ご覧なさい,あなたたちの主神が戻りました!」 - しかし人間は誰も主神の声を聞こうとしませんでした。なぜなら人間は豪奢になったことで,霊魂が肉体の内側に包み隠されてしまったからです。
- 主神はイヒン人にルーイ(守護天使のアシャールの上の階級の天使。各世代をまたがる管理者)を遣わし,ルーイたちは主神の後継者を決めました。その後継者はまだ生まれていない時から血統を管理することで,主神の声を聞くことができた昔と同じ肉体を持った新しい人間の種族を世界にもたらしました。
- 主神は人間に言いました。
「あなたたちは私の掟を守らなかったので,自分や他の者たち,そして末代に至るまでその苦しみをもたらすことになったのです。 - 今,私はもう一度あなたたちを蘇らせて,闇に落ちた人間の種族を光があたる世界へと救済します」
- 主神は人間を叡智,平和,美徳の世界へと救済しました。そして地球は香しい花と贅沢な果物が実る庭のようになったのです。
- 主神は言いました。
「あなたたち人間よ,何か言いたいことはありますか?
あなたたちはまだ監視人が必要ですか?」 - 人間は言いました。
「見てください,私には力があり,知恵もあります。あなたは地球から去ってください。
私はあなたの掟を理解しています」 - 主神は聞きました。
「『創造主を愛しなさい』という言葉の意味を知っていますか?」
人間は言いました。
「はい,主神よ。
私の隣人を自分のように愛すること。他人に対して叡智と力を尽くして善行を施すことです。
そうです,私はあらゆる高次元の光を持っています。私は古代人よりも賢いです。
見てください,私は主神も神も必要としていません。私は全宇宙の最高の産物なのです」 - 主神は言いました。
「私はあなたたちを試します,人間よ。私は一旦,あなたたちから離れます」 - 主神は再び去りました。
人間は誰も尊敬しなかったため自分を手本とし,やがて傲慢になりました。
人間の種族は互いを打ち負かそうとし,戦争と破壊が続きました。 - 人間は自分の創造主を忘れました。
人間は言いました。
「私には何も見えないし,何も聞こえない」
人間は蛇(実体)から身を守ることを怠りました。
蛇は人間にこう言いました。
「あらゆるものを手に入れなさい。
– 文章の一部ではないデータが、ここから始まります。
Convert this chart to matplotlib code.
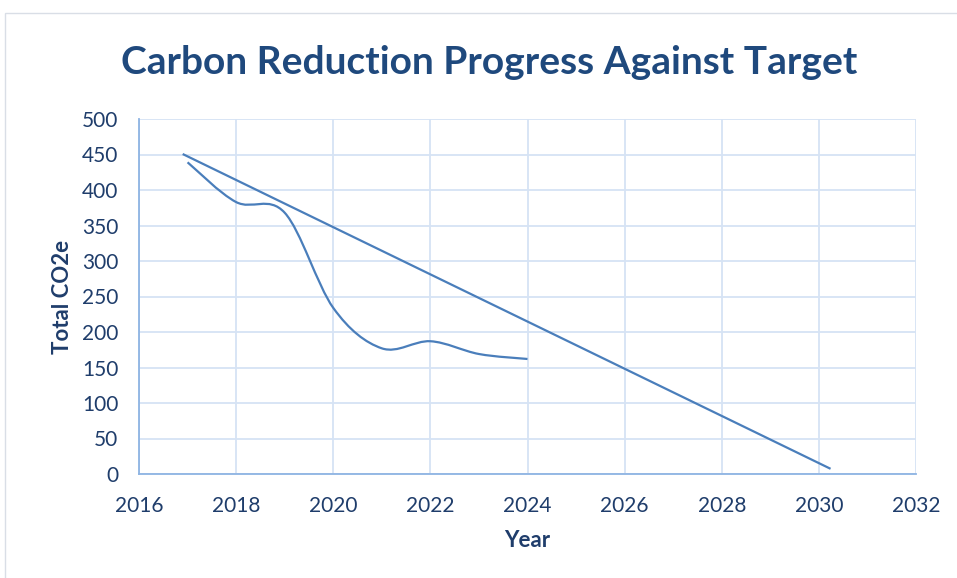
import matplotlib
matplotlib.use("Agg")
import matplotlib.pyplot as plt
import numpy as np
from matplotlib.path import Path
from matplotlib.patches import PathPatch, Rectangle

# data
actual_years = [2017, 2018, 2019, 2020, 2021, 2022, 2023, 2024]
actual_co2e = [439, 383, 368, 234, 177, 187, 169, 162]
target_years = [2016.92, 2030.22]
target_co2e = [450, 8]

x_ticks = [2016, 2018, 2020, 2022, 2024, 2026, 2028, 2030, 2032]
y_ticks = [0, 50, 100, 150, 200, 250, 300, 350, 400, 450, 500]

line_col = "#4a7ebb"
grid_col = "#d6e3f4"
spine_col = "#8eb4e3"
text_col = "#1f3d6b"
title_col = "#1f497d"


def smooth_path(xs, ys):
    # excel style smoothed line: cubic bezier, control points at 1/6 of neighbour span
    xs = np.asarray(xs, float)
    ys = np.asarray(ys, float)
    n = len(xs)
    verts = [(xs[0], ys[0])]
    codes = [Path.MOVETO]
    for i in range(n - 1):
        i0 = max(i - 1, 0)
        i3 = min(i + 2, n - 1)
        c1 = (xs[i] + (xs[i + 1] - xs[i0]) / 6, ys[i] + (ys[i + 1] - ys[i0]) / 6)
        c2 = (xs[i + 1] - (xs[i3] - xs[i]) / 6, ys[i + 1] - (ys[i3] - ys[i]) / 6)
        verts += [c1, c2, (xs[i + 1], ys[i + 1])]
        codes += [Path.CURVE4] * 3
    return Path(verts, codes)


fig = plt.figure(figsize=(9.57, 5.78), dpi=100)
ax = fig.add_axes([139 / 957, 1 - 474 / 578, 777 / 957, 355 / 578])

# outer chart border
fig.patches.append(Rectangle((5 / 957, -0.01), 1.0, 1 - 13 / 578 + 0.01,
                             transform=fig.transFigure, fill=False,
                             edgecolor="#d9dee6", linewidth=1.0))

ax.add_patch(PathPatch(smooth_path(actual_years, actual_co2e), fill=False,
                       edgecolor=line_col, linewidth=1.6, capstyle="butt"))
ax.plot(target_years, target_co2e, color=line_col, linewidth=1.6)

ax.set_xlim(2016, 2032)
ax.set_ylim(0, 500)
ax.set_xticks(x_ticks)
ax.set_yticks(y_ticks)
ax.grid(True, color=grid_col, linewidth=1.3)
ax.set_axisbelow(True)
ax.tick_params(length=0, labelsize=15, labelcolor=text_col)
ax.tick_params(axis="x", pad=16)
ax.tick_params(axis="y", pad=15)
for lbl in ax.get_xticklabels() + ax.get_yticklabels():
    lbl.set_fontfamily("Lato")

for s in ["top", "right"]:
    ax.spines[s].set_visible(False)
for s in ["left", "bottom"]:
    ax.spines[s].set_color(spine_col)
    ax.spines[s].set_linewidth(1.3)

ax.set_xlabel("Year", fontsize=16, fontweight="bold", color=text_col,
              fontfamily="Lato", labelpad=10)
ax.set_ylabel("Total CO2e", fontsize=16, fontweight="bold", color=text_col,
              fontfamily="Lato", labelpad=6)

fig.text(489 / 957, 1 - 62 / 578, "Carbon Reduction Progress Against Target",
         ha="center", va="center", fontsize=28, fontweight="bold",
         color=title_col, fontfamily="Lato")

fig.savefig("out.png", dpi=100)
なぜならそれらはあなたのものなのだから」 - 人間はその言葉に耳を傾けました。するとどうでしょう,人間族は闇の中へと堕ちていきました。
人間は自分の妹や母を区別しませんでしたし,女性は兄と父を区別しませんでした。 - 神は人間の素行の悪さを見て叫びました。
「私の声を聞きなさい,人間たちよ!
主神の声を聞きなさい!」 - しかし人間は闇のせいで神や主神の声を聞くことができませんでした。
- 主神は天使を人間の下に遣わし,人間の理性に訴えました。
- しかし天使もまた闇を愛してしまい,人間から闇を取り払おうとしませんでした。
定命の者たちへの役目を果たせなくなった主神は地球から立ち去りました。
人間は堕落したことで階級を落とし,地球には枯れて腐った収穫物しかもたらさなくなったのです。